Isabel Hardman Isabel Hardman

Banking Commission to force Chancellor’s hand on reform

As is becoming increasingly clear to David Cameron, the problem with answering calls for an inquiry into a scandal in one industry or another is that at some point that Inquiry will report back with a bunch of recommendations which may or may not be politically expedient to implement. The Parliamentary Commission on Banking Standards came up with proposals last week for an electrified ring fence, which the Treasury politely said it would look at, and Vince Cable rather more bluntly said the government should ignore, preferring instead that ministers get a move on with implementing the Vickers proposals, rather than opening up the whole debate again.

But the really pesky thing about these inquiries, so easy to set up, and so frequently called for (especially by Ed Miliband), is that their members don’t take kindly to the possibility that their recommendations might gather dust on a shelf. And given the chair of the banking inquiry is the tenacious Andrew Tyrie, it’s no surprise that today’s FT reports that the cross-party group of MPs and peers will table their own amendments to the bill implementing Vickers in 2013 if the Chancellor refuses to take on board their ideas.
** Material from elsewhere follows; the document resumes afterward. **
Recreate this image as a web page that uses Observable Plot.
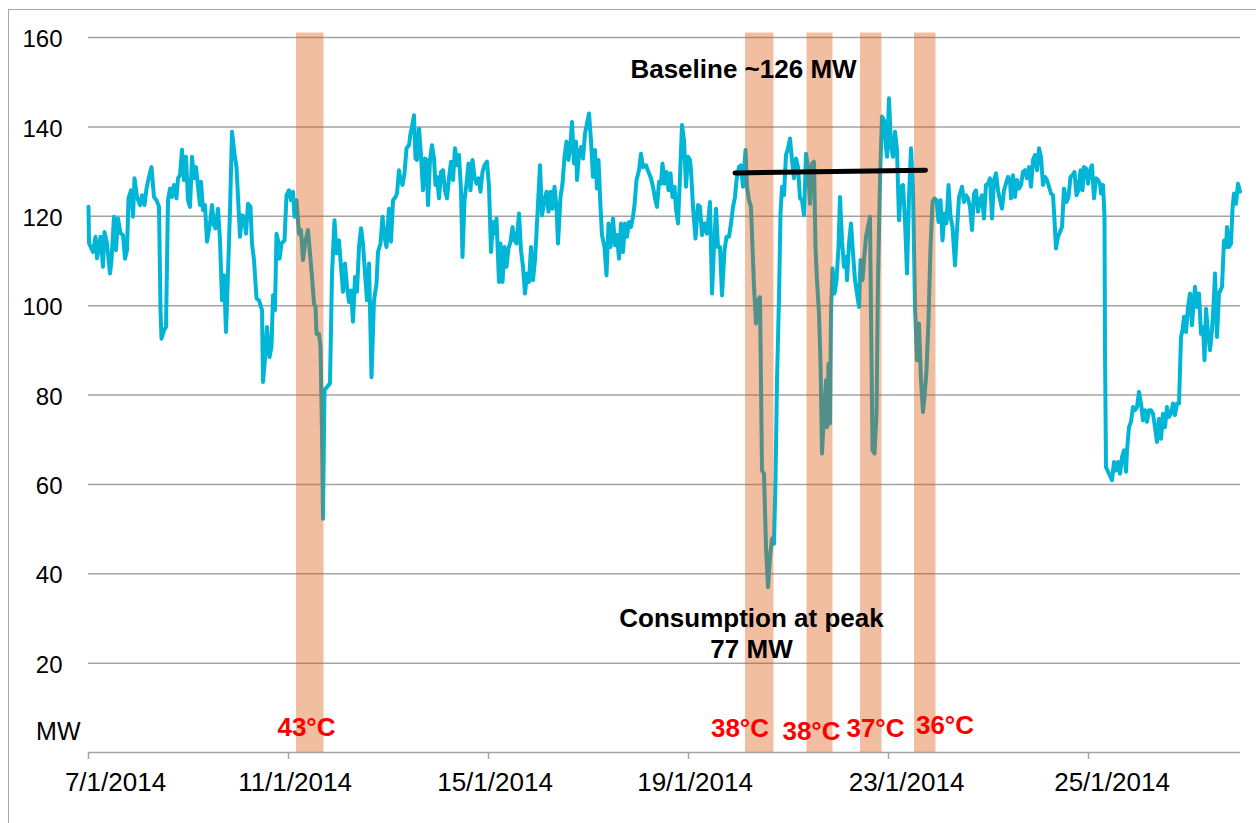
<!DOCTYPE html>
<html><head><meta charset="utf-8">
<script src="https://cdn.jsdelivr.net/npm/d3@7"></script>
<script src="https://cdn.jsdelivr.net/npm/@observablehq/plot@0.6"></script>
<style>
html,body{margin:0;padding:0;background:#fff;overflow:hidden;}
#wrap{position:relative;width:1256px;height:823px;overflow:hidden;}
#border{position:absolute;left:8px;top:9px;width:1300px;height:900px;border-left:1.5px solid #a6a6a6;border-top:1.5px solid #a6a6a6;pointer-events:none;}
</style></head><body><div id="wrap"><div id="chart"></div><div id="border"></div></div>
<script>
// Day offsets from 7/1/2014 (days) and consumption (MW)
const days = [
0.00,0.01,0.09,0.14,0.17,0.24,0.29,0.32,0.37,0.43,
0.46,0.51,0.55,0.59,0.64,0.69,0.73,0.77,0.80,0.85,
0.89,0.92,0.97,1.03,1.07,1.12,1.16,1.21,1.26,1.31,
1.36,1.41,1.44,1.46,1.51,1.55,1.59,1.63,1.67,1.71,
1.76,1.79,1.83,1.87,1.91,1.95,1.99,2.03,2.07,2.11,
2.15,2.19,2.23,2.25,2.29,2.33,2.37,2.43,2.47,2.51,
2.54,2.59,2.63,2.67,2.71,2.75,2.79,2.83,2.87,2.92,
2.96,2.99,3.03,3.07,3.11,3.15,3.19,3.24,3.27,3.31,
3.36,3.41,3.47,3.49,3.53,3.57,3.62,3.66,3.69,3.73,
3.76,3.79,3.82,3.86,3.92,3.96,4.01,4.05,4.09,4.12,
4.16,4.21,4.25,4.29,4.34,4.39,4.43,4.47,4.51,4.54,
4.56,4.59,4.61,4.64,4.67,4.69,4.72,4.77,4.83,4.87,
4.92,4.96,5.01,5.05,5.09,5.13,5.17,5.21,5.25,5.29,
5.33,5.37,5.41,5.45,5.49,5.53,5.57,5.61,5.66,5.71,
5.76,5.79,5.84,5.88,5.92,5.96,6.01,6.05,6.09,6.14,
6.17,6.21,6.24,6.28,6.32,6.36,6.41,6.44,6.47,6.51,
6.54,6.57,6.61,6.65,6.69,6.73,6.76,6.79,6.83,6.87,
6.91,6.94,6.97,7.01,7.05,7.09,7.13,7.17,7.21,7.25,
7.29,7.33,7.37,7.41,7.45,7.48,7.52,7.56,7.60,7.64,
7.68,7.72,7.76,7.80,7.84,7.88,7.92,7.97,8.01,8.05,
8.09,8.13,8.16,8.21,8.24,8.28,8.32,8.36,8.40,8.44,
8.48,8.52,8.56,8.61,8.65,8.69,8.73,8.77,8.81,8.85,
8.89,8.93,8.97,9.03,9.07,9.12,9.16,9.20,9.24,9.28,
9.32,9.36,9.39,9.44,9.48,9.52,9.56,9.60,9.64,9.67,
9.71,9.75,9.77,9.81,9.85,9.89,9.93,9.97,10.01,10.05,
10.09,10.13,10.17,10.20,10.24,10.27,10.32,10.36,10.40,10.44,
10.49,10.53,10.57,10.61,10.65,10.69,10.73,10.77,10.81,10.85,
10.89,10.92,10.96,11.01,11.05,11.09,11.15,11.20,11.25,11.29,
11.33,11.37,11.41,11.45,11.48,11.52,11.56,11.60,11.64,11.68,
11.72,11.75,11.79,11.83,11.87,11.91,11.95,11.99,12.03,12.05,
12.09,12.14,12.19,12.23,12.27,12.32,12.37,12.43,12.47,12.51,
12.55,12.59,12.63,12.67,12.72,12.76,12.81,12.85,12.89,12.93,
12.96,13.01,13.05,13.09,13.14,13.17,13.21,13.25,13.27,13.31,
13.35,13.39,13.43,13.47,13.51,13.55,13.59,13.63,13.67,13.71,
13.74,13.77,13.81,13.84,13.87,13.91,13.95,13.99,14.03,14.07,
14.11,14.15,14.19,14.23,14.27,14.31,14.35,14.39,14.43,14.47,
14.51,14.54,14.57,14.61,14.64,14.67,14.71,14.75,14.77,14.80,
14.83,14.85,14.88,14.92,14.96,15.00,15.03,15.07,15.11,15.15,
15.17,15.21,15.25,15.29,15.33,15.37,15.41,15.44,15.48,15.51,
15.55,15.59,15.63,15.65,15.68,15.72,15.76,15.79,15.83,15.87,
15.91,15.95,15.97,16.01,16.05,16.09,16.13,16.17,16.21,16.25,
16.29,16.33,16.37,16.41,16.45,16.49,16.53,16.57,16.61,16.65,
16.69,16.72,16.76,16.80,16.84,16.88,16.92,16.96,17.00,17.04,
17.08,17.12,17.16,17.20,17.24,17.28,17.33,17.37,17.41,17.47,
17.51,17.55,17.59,17.63,17.67,17.71,17.75,17.79,17.83,17.87,
17.91,17.95,17.99,18.03,18.07,18.11,18.15,18.19,18.23,18.27,
18.31,18.35,18.39,18.43,18.45,18.49,18.53,18.57,18.61,18.65,
18.69,18.73,18.77,18.81,18.85,18.89,18.93,18.97,19.01,19.05,
19.09,19.13,19.17,19.21,19.25,19.29,19.32,19.35,19.39,19.43,
19.47,19.51,19.56,19.60,19.64,19.68,19.72,19.76,19.80,19.84,
19.88,19.91,19.95,19.99,20.03,20.07,20.11,20.15,20.19,20.23,
20.25,20.29,20.32,20.33,20.35,20.39,20.43,20.47,20.51,20.55,
20.59,20.63,20.67,20.71,20.75,20.77,20.81,20.85,20.89,20.93,
20.97,21.01,21.05,21.09,21.13,21.17,21.21,21.25,21.29,21.33,
21.37,21.41,21.45,21.49,21.53,21.57,21.61,21.65,21.69,21.73,
21.77,21.81,21.85,21.88,21.91,21.95,21.99,22.03,22.07,22.11,
22.13,22.17,22.21,22.25,22.29,22.32,22.35,22.39,22.43,22.47,
22.51,22.53,22.57,22.61,22.67,22.71,22.75,22.77,22.81,22.85,
22.88,22.91,22.95,22.99,23.03
];
const mw = [
122.1,114,112,115.4,110.6,115.4,108.7,116.5,113.9,107.2,
110.2,119.9,112.4,119.5,116.2,115.8,110.5,112.4,124,125.8,
119.9,128.5,124.3,122.5,124.7,122.5,126.2,128.8,131,124.3,
123.6,122.1,99,92.6,94.5,95.2,123.6,126.2,124.3,127,
124,128.5,129.2,134.9,128.1,133.3,123.6,122.1,133.3,128.5,
131,126.6,122.5,127.7,121.4,122.5,114.3,118.4,122.5,118,
117.3,121.7,114.6,101.2,106.8,94.1,107.2,121.4,138.9,134,
131,124.3,115.4,120.2,119.9,116.1,122.8,122.1,113.9,110.2,
101.6,101.2,99,82.9,88.1,95.2,88.5,90.8,102.3,99,
116.1,114.6,110.5,113.9,114.6,124.7,125.8,123.6,125.5,119.9,
123.6,116.1,116.9,110.2,114.6,116.9,111.7,106.4,100.5,99.7,
93.7,93.4,93.7,90.8,71.4,52.3,81.1,81.8,82.6,107.2,
119.1,111.7,114.6,108.7,103.1,109.4,104.2,100.8,103.4,96.4,
106.4,103.1,113.1,117.3,113.9,107.2,101.2,109.4,84,101.2,
104.9,112,113.9,119.9,115.4,113.1,121.7,114.3,123.6,124.3,
125.1,130.3,128.1,127,129.6,135.2,135.9,138.5,140,142.6,
132.9,132.6,139.6,133.7,125.8,132.9,132.6,122.5,132.6,135.9,
132.9,127,128.8,124,129.9,130.3,125.8,124,128.5,132.2,
128.1,135.2,131.4,133.7,125.8,110.9,123.6,127.3,131.8,125.8,
132.6,128.8,127.3,128.5,125.5,129.9,131.4,132.2,126.6,112,
118.7,116.1,119.5,105.3,113.9,105.3,113.1,108.7,112.8,114.3,
117.6,114.6,113.9,120.6,112.4,108.7,102.7,107.2,105.3,113.1,
105.7,110.2,118.4,131.4,120.2,123.6,125.5,121,125.5,121.7,
126.6,122.1,113.9,124.3,127.3,133.3,136.7,132.6,136.3,141.1,
131.8,136.7,128.1,134,135.5,132.9,138.5,140.8,143,137,
128.8,134.8,126.2,132.6,122.1,115.8,113.1,106.8,118.4,113.1,
119.5,113.5,115.8,110.5,118.4,112,118.4,115.4,118.7,117.6,
119.9,122.5,128.1,130.3,134,131,131.4,129.9,128.5,126.6,
124,122.1,127.7,127.3,131.8,127.3,129.9,125.8,129.6,124.3,
126.6,121.7,118.4,128.8,140.4,137,126.6,133.3,132.6,130.3,
122.1,115,122.5,122.1,115.8,118.4,116.1,123.2,102.7,113.1,
121.7,113.1,113.1,102.3,112.4,115.4,115.4,118.4,122.1,124.3,
128.1,131,131.4,126.6,134.8,126.6,123.6,122.1,116.1,104.2,
96,101.2,101.9,63.1,62.4,46,37,43.7,47.9,46.7,
60.9,83.3,101.9,120.6,126.6,124.7,133.7,135.2,137.4,132.6,
128.5,132.9,131,124,123.6,120.2,134,131,122.8,131.8,
132.2,113.1,105.7,98.2,87,66.9,75.8,83.3,72.8,87,
73.6,98.2,108.3,102.7,105.7,113.1,124.3,114.6,108.7,110.9,
105.7,113.9,118.4,111.7,105.7,102.7,99.7,110.2,105.7,110.2,
115.4,117.6,119.9,98.2,67.6,66.9,75.8,105.7,128.1,142.3,
141.5,135.5,133.3,146.4,135.5,133.3,138.9,134.8,119.1,126.6,
127,119.1,107.2,124.3,135.2,125.8,99.7,87.8,96,83.3,
76.2,79.6,85.5,96.7,113.1,123.2,124,123.6,118.7,123.6,
114.6,120.6,118.4,127,119.9,117.6,109,116.9,124.3,126.6,
123.2,124.7,124,122.1,116.9,125.1,125.8,121,123.6,124.7,
119.5,127,127.3,128.5,119.5,128.1,129.6,125.8,123.6,121.7,
125.8,127.3,128.8,128.1,124,129.2,124.3,128.1,126.2,127,
129.9,130.3,128.5,131,126.6,132.6,133.7,130.3,135.2,133.3,
127,128.8,128.1,126.6,125.1,124.7,119.1,112.8,115.4,116.5,
117.6,126.2,123.2,124.3,128.8,129.2,129.9,124.7,125.8,130.3,
125.8,131,130.7,127.3,130.3,131.4,124,128.5,128.1,127.3,
125.1,127,119.9,90,63.9,62.8,62,60.9,65,63.1,
65,62.4,66.1,67.6,62.8,67.6,72.8,74,77.3,76.6,
77.3,80.7,78.1,74.3,76.6,74,76.6,76.6,75.8,72.8,
69.5,74.7,70.2,75.8,72.8,77.3,75.1,75.8,78.1,75.5,
78.1,78.1,93,94.5,97.5,94.1,99.7,102.7,95.6,101.9,
104.2,99.7,102.7,93.7,95.2,87.8,99.3,94.1,90,94.5,
101.9,107.2,93,102.7,104.2,114.6,113.1,117.6,113.1,113.9,
121.7,125.1,122.8,127.3,125.5
];

// X axis: tick days, tick labels, and the day each label is centred on (as in the original)
const xTickDays = [0, 4, 8, 12, 16, 20];
const xTickLabels = ["7/1/2014", "11/1/2014", "15/1/2014", "19/1/2014", "23/1/2014", "25/1/2014"];
const xLabelDays = [0.54, 4.13, 8.13, 12.13, 16.36, 20.47];
const yTicks = [20, 40, 60, 80, 100, 120, 140, 160];

// Heat-event bands (day offsets) and their temperature labels
const bandStart = [4.16, 13.14, 14.37, 15.44, 16.52];
const bandEnd   = [4.71, 13.71, 14.89, 15.87, 16.95];
const bandTop = 161;
const tempLabels = ["43°C", "38°C", "38°C", "37°C", "36°C"];
const tempLabelDay = [4.36, 13.03, 14.46, 15.74, 17.13];
const tempLabelMW = [3.8, 3.4, 2.8, 3.4, 4.2];

// Baseline segment
const baselineDay = [12.93, 16.74];
const baselineMW = [129.7, 130.3];

// Annotations
const noteText = ["Baseline ~126 MW", "Consumption at peak\n77 MW"];
const noteDay = [13.1, 13.26];
const noteMW = [150.9, 21.05];

const series = days.map((d, i) => ({day: d, mw: mw[i]}));
const bands = bandStart.map((s, i) => ({start: s, end: bandEnd[i], top: bandTop}));
const temps = tempLabels.map((t, i) => ({text: t, day: tempLabelDay[i], mw: tempLabelMW[i]}));
const baseline = baselineDay.map((d, i) => ({day: d, mw: baselineMW[i]}));
const notes = noteText.map((t, i) => ({text: t, day: noteDay[i], mw: noteMW[i]}));
const xLabels = xTickLabels.map((t, i) => ({text: t, day: xLabelDays[i]}));

const grey = "#a3a3a3";
const chart = Plot.plot({
  width: 1256, height: 823,
  marginLeft: 88, marginRight: 16, marginTop: 37, marginBottom: 71,
  style: {fontFamily: "'Liberation Sans', Arial, Helvetica, sans-serif", fontSize: "24px", color: "#000", background: "#fff", overflow: "visible"},
  x: {domain: [0, 23.04], label: null},
  y: {domain: [0, 160], label: null},
  marks: [
    Plot.gridY(yTicks, {stroke: grey, strokeOpacity: 1, strokeWidth: 1.5}),
    Plot.ruleY([0], {stroke: grey, strokeWidth: 1.5}),
    Plot.axisY(yTicks, {tickSize: 0, tickPadding: 26, dy: 2, label: null}),
    Plot.axisX(xTickDays, {tickSize: 7, stroke: grey, strokeWidth: 1.5, label: null, tickFormat: () => ""}),
    Plot.text(xLabels, {x: "day", y: 0, text: "text", fontSize: 26, lineAnchor: "top", dy: 20, fill: "#000"}),
    Plot.line(series, {x: "day", y: "mw", stroke: "#00b5d6", strokeWidth: 4, strokeLinejoin: "round", strokeLinecap: "round"}),
    Plot.rect(bands, {x1: "start", x2: "end", y1: 0, y2: "top", fill: "#d9550a", fillOpacity: 0.38}),
    Plot.line(baseline, {x: "day", y: "mw", stroke: "#000", strokeWidth: 5}),
    Plot.text(notes, {x: "day", y: "mw", text: "text", fontWeight: "bold", fontSize: 26, lineAnchor: "bottom", lineHeight: 1.22, fill: "#000"}),
    Plot.text(temps, {x: "day", y: "mw", text: "text", fontWeight: "bold", fontSize: 26, lineAnchor: "bottom", fill: "#ff0000"}),
    Plot.text(["MW"], {frameAnchor: "bottom-left", text: d => d, fontSize: 25, dx: -8, dy: -13, textAnchor: "end", lineAnchor: "bottom", fill: "#000"})
  ]
});
document.getElementById("chart").append(chart);
</script></body></html>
That a cross-party group led by a Conservative plans to push the government further on banking reform is awkward enough, but as one member of the Commission observes to the FT, the push is made more awkward by the group’s representatives in the Lords:

‘It will be a pretty formidable alliance when the first three speakers in the Lords on any amendment are a former Tory chancellor, a former treasury committee chairman and the Archbishop of Canterbury.’